==== Given information

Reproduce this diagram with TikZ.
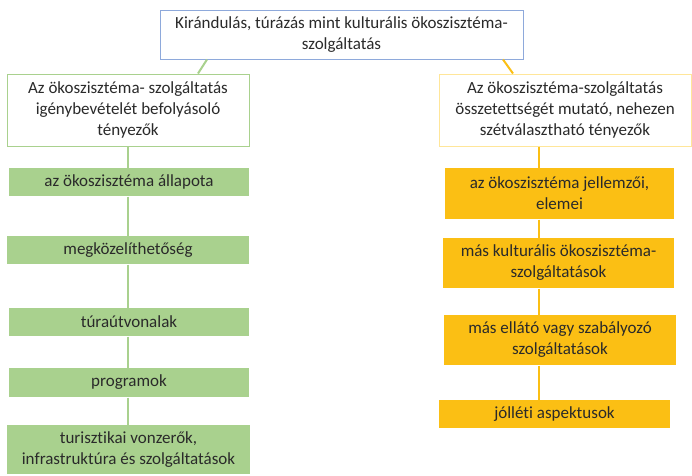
\documentclass[tikz,border=0pt]{standalone}
\usepackage{fontspec}
\setmainfont[Ligatures=CommonOff]{Carlito}
\usepackage{xcolor}
\usepackage{tikz}
\usetikzlibrary{positioning}
\definecolor{txtgray}{HTML}{2A2A2A}
\definecolor{topblue}{HTML}{8EA9DB}
\definecolor{lgreen}{HTML}{A9D18E}
\definecolor{lyellow}{HTML}{FFE699}
\definecolor{dyellow}{HTML}{FBBF14}

\begin{document}
\begin{tikzpicture}[x=1pt, y=-1pt,
box/.style={draw, line width=1pt, align=center, inner sep=0pt, text=txtgray, font=\fontsize{17}{21}\selectfont},
headbox/.style={box, draw=topblue, fill=white, minimum width=363pt, minimum height=49pt},
greenhead/.style={box, draw=lgreen, fill=white, minimum width=242pt, minimum height=72pt},
yellowhead/.style={box, draw=lyellow, fill=white, minimum width=252pt, minimum height=72pt},
greenbox/.style={box, draw=none, fill=lgreen, minimum width=240pt, minimum height=28pt},
yellowbox/.style={box, draw=none, fill=dyellow, minimum width=231pt, minimum height=50pt},
gline/.style={draw=lgreen, line width=2pt},
yline/.style={draw=dyellow, line width=2pt}]
\useasboundingbox (0,0) rectangle (692,475);
% headers
\node[headbox] (top) at (341.5,34.5) {Kirándulás, túrázás mint kulturális ökoszisztéma-\\szolgáltatás};
\node[greenhead] (left) at (128,110) {Az ökoszisztéma- szolgáltatás\\igénybevételét befolyásoló\\tényezők};
\node[yellowhead] (right) at (565,110) {Az ökoszisztéma-szolgáltatás\\összetettségét mutató, nehezen\\szétválasztható tényezők};
% left column
\node[greenbox] (g1) at (129,182) {az ökoszisztéma állapota};
\node[greenbox, minimum width=242pt] (g2) at (128,250) {megközelíthetőség};
\node[greenbox] (g3) at (129,322) {túraútvonalak};
\node[greenbox, minimum height=29pt] (g4) at (129,382.5) {programok};
\node[greenbox, minimum width=243pt, minimum height=49pt] (g5) at (128.5,449.5) {turisztikai vonzerők,\\infrastruktúra és szolgáltatások};
% right column
\node[yellowbox, minimum width=229pt, minimum height=51pt] (y1) at (559.5,193.5) {az ökoszisztéma jellemzői,\\elemei};
\node[yellowbox] (y2) at (558.5,263) {más kulturális ökoszisztéma-\\szolgáltatások};
\node[yellowbox, minimum width=232pt] (y3) at (560,340) {más ellátó vagy szabályozó\\szolgáltatások};
\node[yellowbox, minimum height=28pt] (y4) at (554.5,414) {jólléti aspektusok};
% connectors
\coordinate (gtrunk) at (128,0);
\coordinate (ytrunk) at (539,0);
\coordinate (gfoot) at (198,0);
\coordinate (yfoot) at (513,0);
\draw[gline] (top.south -| 207,0) -- (gfoot |- left.north);
\draw[yline] (top.south -| 503,0) -- (yfoot |- right.north);
\draw[gline] (gtrunk |- left.south) -- (gtrunk |- g1.north);
\draw[gline] (gtrunk |- g1.south) -- (gtrunk |- g2.north);
\draw[gline] (gtrunk |- g2.south) -- (gtrunk |- g3.north);
\draw[gline] (gtrunk |- g3.south) -- (gtrunk |- g4.north);
\draw[gline] (gtrunk |- g4.south) -- (gtrunk |- g5.north);
\draw[yline] (ytrunk |- right.south) -- (ytrunk |- y1.north);
\draw[yline] (ytrunk |- y1.south) -- (ytrunk |- y2.north);
\draw[yline] (ytrunk |- y2.south) -- (ytrunk |- y3.north);
\draw[yline] (ytrunk |- y3.south) -- (ytrunk |- y4.north);
\end{tikzpicture}
\end{document}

========

• [Written instruction]: Give the data again exactly as written, with all pictures left out.

• [Exercise answer]:
Reproduce this diagram with TikZ.
\documentclass[tikz,border=0pt]{standalone}
\usepackage{fontspec}
\setmainfont[Ligatures=CommonOff]{Carlito}
\usepackage{xcolor}
\usepackage{tikz}
\usetikzlibrary{positioning}
\definecolor{txtgray}{HTML}{2A2A2A}
\definecolor{topblue}{HTML}{8EA9DB}
\definecolor{lgreen}{HTML}{A9D18E}
\definecolor{lyellow}{HTML}{FFE699}
\definecolor{dyellow}{HTML}{FBBF14}

\begin{document}
\begin{tikzpicture}[x=1pt, y=-1pt,
box/.style={draw, line width=1pt, align=center, inner sep=0pt, text=txtgray, font=\fontsize{17}{21}\selectfont},
headbox/.style={box, draw=topblue, fill=white, minimum width=363pt, minimum height=49pt},
greenhead/.style={box, draw=lgreen, fill=white, minimum width=242pt, minimum height=72pt},
yellowhead/.style={box, draw=lyellow, fill=white, minimum width=252pt, minimum height=72pt},
greenbox/.style={box, draw=none, fill=lgreen, minimum width=240pt, minimum height=28pt},
yellowbox/.style={box, draw=none, fill=dyellow, minimum width=231pt, minimum height=50pt},
gline/.style={draw=lgreen, line width=2pt},
yline/.style={draw=dyellow, line width=2pt}]
\useasboundingbox (0,0) rectangle (692,475);
% headers
\node[headbox] (top) at (341.5,34.5) {Kirándulás, túrázás mint kulturális ökoszisztéma-\\szolgáltatás};
\node[greenhead] (left) at (128,110) {Az ökoszisztéma- szolgáltatás\\igénybevételét befolyásoló\\tényezők};
\node[yellowhead] (right) at (565,110) {Az ökoszisztéma-szolgáltatás\\összetettségét mutató, nehezen\\szétválasztható tényezők};
% left column
\node[greenbox] (g1) at (129,182) {az ökoszisztéma állapota};
\node[greenbox, minimum width=242pt] (g2) at (128,250) {megközelíthetőség};
\node[greenbox] (g3) at (129,322) {túraútvonalak};
\node[greenbox, minimum height=29pt] (g4) at (129,382.5) {programok};
\node[greenbox, minimum width=243pt, minimum height=49pt] (g5) at (128.5,449.5) {turisztikai vonzerők,\\infrastruktúra és szolgáltatások};
% right column
\node[yellowbox, minimum width=229pt, minimum height=51pt] (y1) at (559.5,193.5) {az ökoszisztéma jellemzői,\\elemei};
\node[yellowbox] (y2) at (558.5,263) {más kulturális ökoszisztéma-\\szolgáltatások};
\node[yellowbox, minimum width=232pt] (y3) at (560,340) {más ellátó vagy szabályozó\\szolgáltatások};
\node[yellowbox, minimum height=28pt] (y4) at (554.5,414) {jólléti aspektusok};
% connectors
\coordinate (gtrunk) at (128,0);
\coordinate (ytrunk) at (539,0);
\coordinate (gfoot) at (198,0);
\coordinate (yfoot) at (513,0);
\draw[gline] (top.south -| 207,0) -- (gfoot |- left.north);
\draw[yline] (top.south -| 503,0) -- (yfoot |- right.north);
\draw[gline] (gtrunk |- left.south) -- (gtrunk |- g1.north);
\draw[gline] (gtrunk |- g1.south) -- (gtrunk |- g2.north);
\draw[gline] (gtrunk |- g2.south) -- (gtrunk |- g3.north);
\draw[gline] (gtrunk |- g3.south) -- (gtrunk |- g4.north);
\draw[gline] (gtrunk |- g4.south) -- (gtrunk |- g5.north);
\draw[yline] (ytrunk |- right.south) -- (ytrunk |- y1.north);
\draw[yline] (ytrunk |- y1.south) -- (ytrunk |- y2.north);
\draw[yline] (ytrunk |- y2.south) -- (ytrunk |- y3.north);
\draw[yline] (ytrunk |- y3.south) -- (ytrunk |- y4.north);
\end{tikzpicture}
\end{document}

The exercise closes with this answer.